Brief:
Reproduce the listing exactly and skip over any pictures.

--- --- ---

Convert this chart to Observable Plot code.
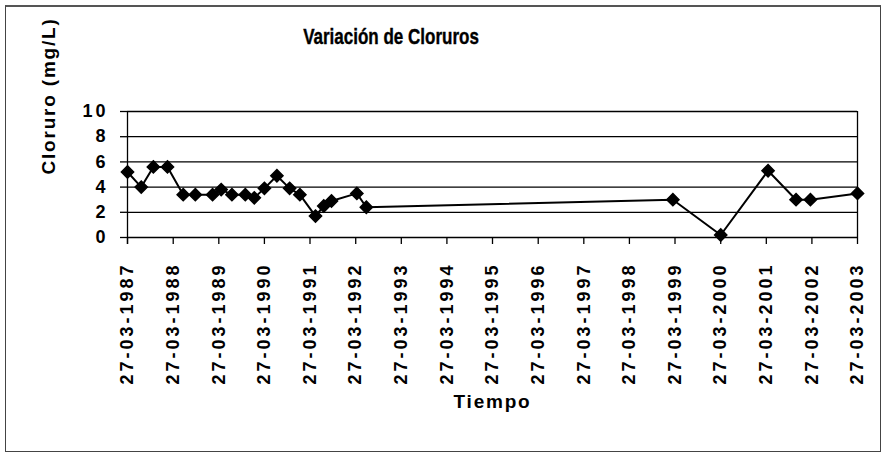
<!DOCTYPE html>
<html>
<head>
<meta charset="utf-8">
<script src="https://cdn.jsdelivr.net/npm/d3@7"></script>
<script src="https://cdn.jsdelivr.net/npm/@observablehq/plot@0.6"></script>
<style>
  html, body { margin: 0; padding: 0; background: #fff; }
  #wrap { position: relative; width: 886px; height: 454px; overflow: hidden; background: #fff; }
  #border { position: absolute; left: 5px; top: 5px; width: 876px; height: 447px; box-sizing: border-box;
            border: 1.5px solid #444; border-top: 2px solid #555; }
  #title { position: absolute; left: 0; top: 28px; width: 782px; text-align: center;
           font: bold 17px "Liberation Sans", Arial, sans-serif; line-height: 17px; color: #000;
           transform: scaleY(1.35); -webkit-text-stroke: 0.3px #000; }
  #chart { position: absolute; left: 0; top: 70px; }
  #chart svg text { letter-spacing: 3px; }
  #chart svg g.axlab text { letter-spacing: 1.8px; }
</style>
</head>
<body>
<div id="wrap">
  <div id="border"></div>
  <div id="title">Variación de Cloruros</div>
  <div id="chart"></div>
</div>
<script>
// X tick labels (dates)
const xLabels = ["27-03-1987","27-03-1988","27-03-1989","27-03-1990","27-03-1991","27-03-1992",
  "27-03-1993","27-03-1994","27-03-1995","27-03-1996","27-03-1997","27-03-1998","27-03-1999",
  "27-03-2000","27-03-2001","27-03-2002","27-03-2003"];
// Y ticks
const yTicks = [0, 2, 4, 6, 8, 10];
// Sample dates
const dates = ["1987-03-27","1987-07-15","1987-10-20","1988-02-10","1988-06-15","1988-09-20",
  "1989-02-05","1989-04-15","1989-07-10","1989-10-25","1990-01-05","1990-03-27","1990-07-05",
  "1990-10-15","1991-01-05","1991-05-10","1991-07-15","1991-09-15","1992-04-05","1992-06-20",
  "1999-03-10","2000-03-27","2001-04-10","2001-11-20","2002-03-15","2003-03-27"];
// Chloride values (mg/L)
const values = [5.2, 4.0, 5.6, 5.6, 3.4, 3.4, 3.4, 3.8, 3.4, 3.4, 3.15, 3.9, 4.9, 3.9, 3.4,
  1.7, 2.5, 2.9, 3.5, 2.4, 3.0, 0.2, 5.3, 3.0, 3.0, 3.5];

const parseISO = d3.utcParse("%Y-%m-%d");
const parseLbl = d3.utcParse("%d-%m-%Y");
const fmt = d3.utcFormat("%d-%m-%Y");
const xTicks = xLabels.map(parseLbl);
const data = dates.map((d, i) => ({date: parseISO(d), value: values[i]}));

const chart = Plot.plot({
  width: 886,
  height: 384,
  marginTop: 41,
  marginBottom: 217,
  marginLeft: 127,
  marginRight: 29,
  style: {fontFamily: "'Liberation Sans', Arial, sans-serif", color: "black", background: "transparent", overflow: "visible"},
  x: {type: "utc", domain: [xTicks[0], xTicks[xTicks.length - 1]]},
  y: {domain: [0, 10]},
  marks: [
    Plot.ruleY(yTicks, {stroke: "black", strokeWidth: 1.3}),
    Plot.ruleX([xTicks[0]], {stroke: "black", strokeWidth: 1.3, insetBottom: -7}),
    Plot.ruleX([xTicks[xTicks.length - 1]], {stroke: "black", strokeWidth: 1.3}),
    Plot.axisX({ticks: xTicks, tickFormat: fmt, tickRotate: -90, tickSize: 7, tickPadding: 18,
      fontSize: 18, fontWeight: "bold", label: null, strokeWidth: 1.3}),
    Plot.axisY({ticks: yTicks, tickSize: 7, tickPadding: 12, fontSize: 18, fontWeight: "bold", label: null, strokeWidth: 1.3}),
    Plot.line(data, {x: "date", y: "value", stroke: "black", strokeWidth: 2}),
    Plot.dot(data, {x: "date", y: "value", symbol: "diamond2", r: 5.5, fill: "black", stroke: "black"}),
    Plot.text(["Cloruro (mg/L)"], {text: d => d, frameAnchor: "left", dx: -79, rotate: -90,
      fontSize: 19, fontWeight: "bold", className: "axlab"}),
    Plot.text(["Tiempo"], {text: d => d, frameAnchor: "bottom", dy: 170, fontSize: 19, fontWeight: "bold", className: "axlab"})
  ]
});
document.getElementById("chart").appendChild(chart);
</script>
</body>
</html>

--- --- ---

Solution to this task:
Convert this chart to Observable Plot code.
<!DOCTYPE html>
<html>
<head>
<meta charset="utf-8">
<script src="https://cdn.jsdelivr.net/npm/d3@7"></script>
<script src="https://cdn.jsdelivr.net/npm/@observablehq/plot@0.6"></script>
<style>
  html, body { margin: 0; padding: 0; background: #fff; }
  #wrap { position: relative; width: 886px; height: 454px; overflow: hidden; background: #fff; }
  #border { position: absolute; left: 5px; top: 5px; width: 876px; height: 447px; box-sizing: border-box;
            border: 1.5px solid #444; border-top: 2px solid #555; }
  #title { position: absolute; left: 0; top: 28px; width: 782px; text-align: center;
           font: bold 17px "Liberation Sans", Arial, sans-serif; line-height: 17px; color: #000;
           transform: scaleY(1.35); -webkit-text-stroke: 0.3px #000; }
  #chart { position: absolute; left: 0; top: 70px; }
  #chart svg text { letter-spacing: 3px; }
  #chart svg g.axlab text { letter-spacing: 1.8px; }
</style>
</head>
<body>
<div id="wrap">
  <div id="border"></div>
  <div id="title">Variación de Cloruros</div>
  <div id="chart"></div>
</div>
<script>
// X tick labels (dates)
const xLabels = ["27-03-1987","27-03-1988","27-03-1989","27-03-1990","27-03-1991","27-03-1992",
  "27-03-1993","27-03-1994","27-03-1995","27-03-1996","27-03-1997","27-03-1998","27-03-1999",
  "27-03-2000","27-03-2001","27-03-2002","27-03-2003"];
// Y ticks
const yTicks = [0, 2, 4, 6, 8, 10];
// Sample dates
const dates = ["1987-03-27","1987-07-15","1987-10-20","1988-02-10","1988-06-15","1988-09-20",
  "1989-02-05","1989-04-15","1989-07-10","1989-10-25","1990-01-05","1990-03-27","1990-07-05",
  "1990-10-15","1991-01-05","1991-05-10","1991-07-15","1991-09-15","1992-04-05","1992-06-20",
  "1999-03-10","2000-03-27","2001-04-10","2001-11-20","2002-03-15","2003-03-27"];
// Chloride values (mg/L)
const values = [5.2, 4.0, 5.6, 5.6, 3.4, 3.4, 3.4, 3.8, 3.4, 3.4, 3.15, 3.9, 4.9, 3.9, 3.4,
  1.7, 2.5, 2.9, 3.5, 2.4, 3.0, 0.2, 5.3, 3.0, 3.0, 3.5];

const parseISO = d3.utcParse("%Y-%m-%d");
const parseLbl = d3.utcParse("%d-%m-%Y");
const fmt = d3.utcFormat("%d-%m-%Y");
const xTicks = xLabels.map(parseLbl);
const data = dates.map((d, i) => ({date: parseISO(d), value: values[i]}));

const chart = Plot.plot({
  width: 886,
  height: 384,
  marginTop: 41,
  marginBottom: 217,
  marginLeft: 127,
  marginRight: 29,
  style: {fontFamily: "'Liberation Sans', Arial, sans-serif", color: "black", background: "transparent", overflow: "visible"},
  x: {type: "utc", domain: [xTicks[0], xTicks[xTicks.length - 1]]},
  y: {domain: [0, 10]},
  marks: [
    Plot.ruleY(yTicks, {stroke: "black", strokeWidth: 1.3}),
    Plot.ruleX([xTicks[0]], {stroke: "black", strokeWidth: 1.3, insetBottom: -7}),
    Plot.ruleX([xTicks[xTicks.length - 1]], {stroke: "black", strokeWidth: 1.3}),
    Plot.axisX({ticks: xTicks, tickFormat: fmt, tickRotate: -90, tickSize: 7, tickPadding: 18,
      fontSize: 18, fontWeight: "bold", label: null, strokeWidth: 1.3}),
    Plot.axisY({ticks: yTicks, tickSize: 7, tickPadding: 12, fontSize: 18, fontWeight: "bold", label: null, strokeWidth: 1.3}),
    Plot.line(data, {x: "date", y: "value", stroke: "black", strokeWidth: 2}),
    Plot.dot(data, {x: "date", y: "value", symbol: "diamond2", r: 5.5, fill: "black", stroke: "black"}),
    Plot.text(["Cloruro (mg/L)"], {text: d => d, frameAnchor: "left", dx: -79, rotate: -90,
      fontSize: 19, fontWeight: "bold", className: "axlab"}),
    Plot.text(["Tiempo"], {text: d => d, frameAnchor: "bottom", dy: 170, fontSize: 19, fontWeight: "bold", className: "axlab"})
  ]
});
document.getElementById("chart").appendChild(chart);
</script>
</body>
</html>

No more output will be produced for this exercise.